Der Himmel muss warten

Sandra Reichert

Berlin im Herbst 2019. Wegen mehrfachen Suizidversuchs landet Maria Parker in einer Klinik. Das Wichtigste in ihrem kargen Gepäck: der Wunsch, einen Menschen zu finden, mit dem sie gemeinsam aus dem Leben scheiden kann.
Es kommt anders. Die Lebensgeschichten der Menschen, die die junge Frau dort kennenlernt, berühren sie tief. Es wird immer unvorstellbarer, deren Tod zu verursachen. Dann setzt ihr wider Erwarten der plötzliche Suizid einer Leidensgenossin schwer zu. Allmählich bleibt Maria nur die Wahl, sich ihren Ängsten zu stellen … Sie ringt mit sich, wagt sich schließlich heran an die Gründe ihrer Krankheit, die sie längst verdrängt und vergessen hatte.
Mit Schmerzlust und Galgenhumor erzählt sich Maria Parker zurück in die Welt – gegen ihre Überzeugung, dass das Leben eine Zumutung ist.

Für das große Thema der Psyche und ihren Erkrankungen hat Sandra Reichert einen ganz eigenen Sound geschaffen. Frech, frei – vor allem von Pathos – und mit einem gerüttelt Maß an Selbstironie präsentiert sie ein außergewöhnlich starkes Romandebüt. Und mit Maria Parker einen Charakter, der sein Publikum mit offenem Mund zurücklässt, aus Verwunderung, aus Bewunderung.

 

Verlag müry salzmann, 2022
250 Seiten
ISBN 978-3-99014-231-8

 

Rezension von DDL-Vorstandsmitglied Armin Rösl

Der erste Satz gilt als der wichtigste Satz eines Buches. Er entscheidet, ob man weiterliest, oder nicht. „Seit meinem dritten Selbstmordversuch kann ich sagen, dass zu sterben gar nicht so leicht ist.“ So lautet der erste Satz in „Der Himmel muss warten“ von Sandra Reichert. Er ist brutal direkt, er kann triggern, er kann verstören, er kann neugierig machen. Meine Empfehlung: Weiterlesen! Maria Parker, die Hauptfigur des Romans, landet mit Depression und anderen Dingen im Gepäck in einer Klinik. Eigentlich ist sie fertig mit dem Leben. Doch so, wie der erste Satz Schnickschnack direkt geschrieben ist, liest sich die ganze Geschichte von Parker auf den knapp 200 Seiten. Direkt und mit vielen Dialogen – weil es doch was Gutes ist, zu reden. Weil es überraschend und zugleich schön ist, in der Klinik andere Menschen kennenzulernen, die einen verstehen. Die, Achtung: ebenfalls verrückt und normal sind. Betroffene dürfte der eine oder andere Dialog mit anderen oder Selbstgespräche im Kopf an eigene Dialoge und innere Monologe erinnern. Auch deshalb, weil Sandra Reichert ohne Gedöns, ohne komplizierte, nicht verständliche Schachtelsätze schreibt. Gefühlvoll, interessant, nachvollziehbar, ehrlich, gut, frech und frei. Das Buch bietet Lesefreude und regt zugleich zum Nachdenken an. Es nimmt mit in den Kopf einer Betroffenen – und irgendwie auch in den eigenen Kopf. Der letzte Satz des Buches stammt aus einem Gesprächs, das sich Maria Parker im Kopf vorstellt: „Sie müssen sich beides werden: Schiff und Hafen.“ Ein Roman über und für das Thema der Psyche und ihren Erkrankungen.

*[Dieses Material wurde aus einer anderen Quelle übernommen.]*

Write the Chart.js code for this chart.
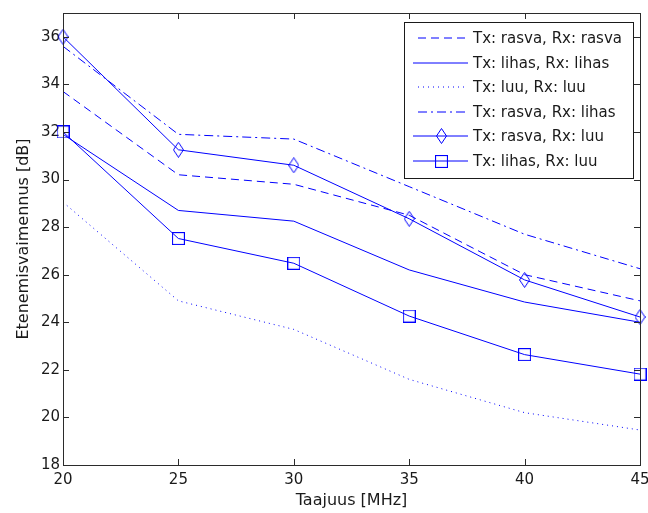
<!DOCTYPE html>
<html>
<head>
<meta charset="utf-8">
<script src="https://cdn.jsdelivr.net/npm/chart.js@4.4.1/dist/chart.umd.min.js"></script>
<style>
  html, body { margin: 0; padding: 0; background: #fff; }
</style>
</head>
<body>
<canvas id="chart" width="648" height="513"></canvas>
<script>
// frequencies (MHz) and attenuation (dB) per Tx/Rx tissue pair
var freqs = [20, 25, 30, 35, 40, 45];
var rasvaRasva = [33.7, 30.2, 29.8, 28.5, 26.0, 24.9];
var lihasLihas = [31.9, 28.7, 28.25, 26.2, 24.85, 24.0];
var luuLuu = [29.05, 24.9, 23.7, 21.6, 20.2, 19.47];
var rasvaLihas = [35.6, 31.9, 31.7, 29.7, 27.7, 26.25];
var rasvaLuu = [36.0, 31.25, 30.6, 28.35, 25.78, 24.22];
var lihasLuu = [32.0, 27.52, 26.48, 24.26, 22.64, 21.82];
var seriesNames = ['Tx: rasva, Rx: rasva', 'Tx: lihas, Rx: lihas', 'Tx: luu, Rx: luu',
  'Tx: rasva, Rx: lihas', 'Tx: rasva, Rx: luu', 'Tx: lihas, Rx: luu'];
var xTicks = [20, 25, 30, 35, 40, 45];
var yTicks = [18, 20, 22, 24, 26, 28, 30, 32, 34, 36];

var blue = '#0000ff';
var axisColor = '#2b2b2b';
var textColor = '#1a1a1a';
var fontFamily = "'DejaVu Sans', Verdana, sans-serif";

// unfilled matlab-like markers
function makeMarker(kind) {
  var c = document.createElement('canvas');
  var g = c.getContext('2d');
  if (kind === 'diamond') {
    c.width = 11; c.height = 16;
    g.strokeStyle = blue; g.lineWidth = 1;
    g.beginPath();
    g.moveTo(5.5, 0.5); g.lineTo(10.5, 8); g.lineTo(5.5, 15.5); g.lineTo(0.5, 8);
    g.closePath(); g.stroke();
  } else {
    c.width = 13; c.height = 13;
    g.strokeStyle = blue; g.lineWidth = 1.2;
    g.strokeRect(0.5, 0.5, 12, 12);
  }
  return c;
}
var diamond = makeMarker('diamond');
var square = makeMarker('square');

function toPoints(vals) {
  return freqs.map(function (f, i) { return { x: f, y: vals[i] }; });
}

var dashes = [[8, 5], [], [1, 4], [9, 4, 2, 4], [], []];
var markers = [false, false, false, false, diamond, square];
var values = [rasvaRasva, lihasLihas, luuLuu, rasvaLihas, rasvaLuu, lihasLuu];

var datasets = values.map(function (v, i) {
  return {
    label: seriesNames[i],
    data: toPoints(v),
    borderColor: blue,
    backgroundColor: 'rgba(0,0,0,0)',
    borderWidth: 1,
    borderDash: dashes[i],
    pointStyle: markers[i] || 'circle',
    pointRadius: markers[i] ? 7 : 0,
    pointHoverRadius: markers[i] ? 7 : 0,
    clip: false,
    tension: 0
  };
});

// box around the plot, inward ticks on all sides, legend inside
var matlabAxes = {
  id: 'matlabAxes',
  afterDraw: function (chart) {
    var ctx = chart.ctx;
    var a = chart.chartArea;
    var xs = chart.scales.x, ys = chart.scales.y;
    ctx.save();
    ctx.strokeStyle = axisColor;
    ctx.lineWidth = 1;
    ctx.strokeRect(Math.round(a.left) + 0.5, Math.round(a.top) + 0.5,
      Math.round(a.right - a.left), Math.round(a.bottom - a.top));
    ctx.beginPath();
    xTicks.forEach(function (t) {
      var px = Math.round(xs.getPixelForValue(t)) + 0.5;
      ctx.moveTo(px, a.bottom); ctx.lineTo(px, a.bottom - 6);
      ctx.moveTo(px, a.top); ctx.lineTo(px, a.top + 6);
    });
    yTicks.forEach(function (t) {
      var py = Math.round(ys.getPixelForValue(t)) + 0.5;
      ctx.moveTo(a.left, py); ctx.lineTo(a.left + 6, py);
      ctx.moveTo(a.right, py); ctx.lineTo(a.right - 6, py);
    });
    ctx.stroke();

    // legend
    var bx = 404, by = 22, bw = 229, bh = 156;
    ctx.fillStyle = '#fff';
    ctx.fillRect(bx, by, bw, bh);
    ctx.strokeStyle = '#1a1a1a';
    ctx.strokeRect(bx + 0.5, by + 0.5, bw, bh);
    ctx.font = '15px ' + fontFamily;
    ctx.textBaseline = 'middle';
    ctx.textAlign = 'left';
    datasets.forEach(function (d, i) {
      var y = Math.round(by + 16 + i * 24.6);
      ctx.strokeStyle = blue;
      ctx.setLineDash(d.borderDash);
      ctx.beginPath();
      ctx.moveTo(d.borderDash.length ? 418 : 413, y);
      ctx.lineTo(468, y);
      ctx.stroke();
      ctx.setLineDash([]);
      if (markers[i]) {
        var m = markers[i];
        ctx.drawImage(m, Math.round(441 - m.width / 2), Math.round(y - m.height / 2));
      }
      ctx.fillStyle = textColor;
      ctx.fillText(d.label, 473, y + 1);
    });
    ctx.restore();
  }
};

new Chart(document.getElementById('chart'), {
  type: 'line',
  data: { datasets: datasets },
  options: {
    responsive: false,
    animation: false,
    devicePixelRatio: 1,
    layout: { padding: { top: 13, right: 8, left: 0, bottom: 0 } },
    plugins: { legend: { display: false }, tooltip: { enabled: false } },
    scales: {
      x: {
        type: 'linear',
        min: 20, max: 45,
        afterBuildTicks: function (s) { s.ticks = xTicks.map(function (v) { return { value: v }; }); },
        afterFit: function (s) { s.height = 48; s.paddingLeft = 0; s.paddingRight = 0; },
        grid: { display: false, drawTicks: false },
        border: { display: false },
        ticks: { padding: 6, color: textColor, font: { family: fontFamily, size: 15 }, maxRotation: 0 },
        title: { display: true, text: 'Taajuus [MHz]', color: textColor, padding: { top: 0, bottom: 3 },
          font: { family: fontFamily, size: 16 } }
      },
      y: {
        type: 'linear',
        min: 18, max: 37,
        afterBuildTicks: function (s) { s.ticks = yTicks.map(function (v) { return { value: v }; }); },
        afterFit: function (s) { s.width = 63; s.paddingTop = 0; s.paddingBottom = 0; },
        grid: { display: false, drawTicks: false },
        border: { display: false },
        ticks: { padding: 3, color: textColor, font: { family: fontFamily, size: 15 } },
        title: { display: true, text: 'Etenemisvaimennus [dB]', color: textColor, padding: { top: 14, bottom: 0 },
          font: { family: fontFamily, size: 16 } }
      }
    }
  },
  plugins: [matlabAxes]
});
</script>
</body>
</html>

Triggerwarnung: Literatur über psychische Krankheiten werden immer Themen ansprechen, die nicht jede*r verkraften kann, denn schließlich handelt es sich um Dinge, die manchmal kaum zu verkraften sind. Deshalb sollte dieses Buch mit besonderer Achtsamkeit gelesen werden. Sorgen Sie für sich selbst.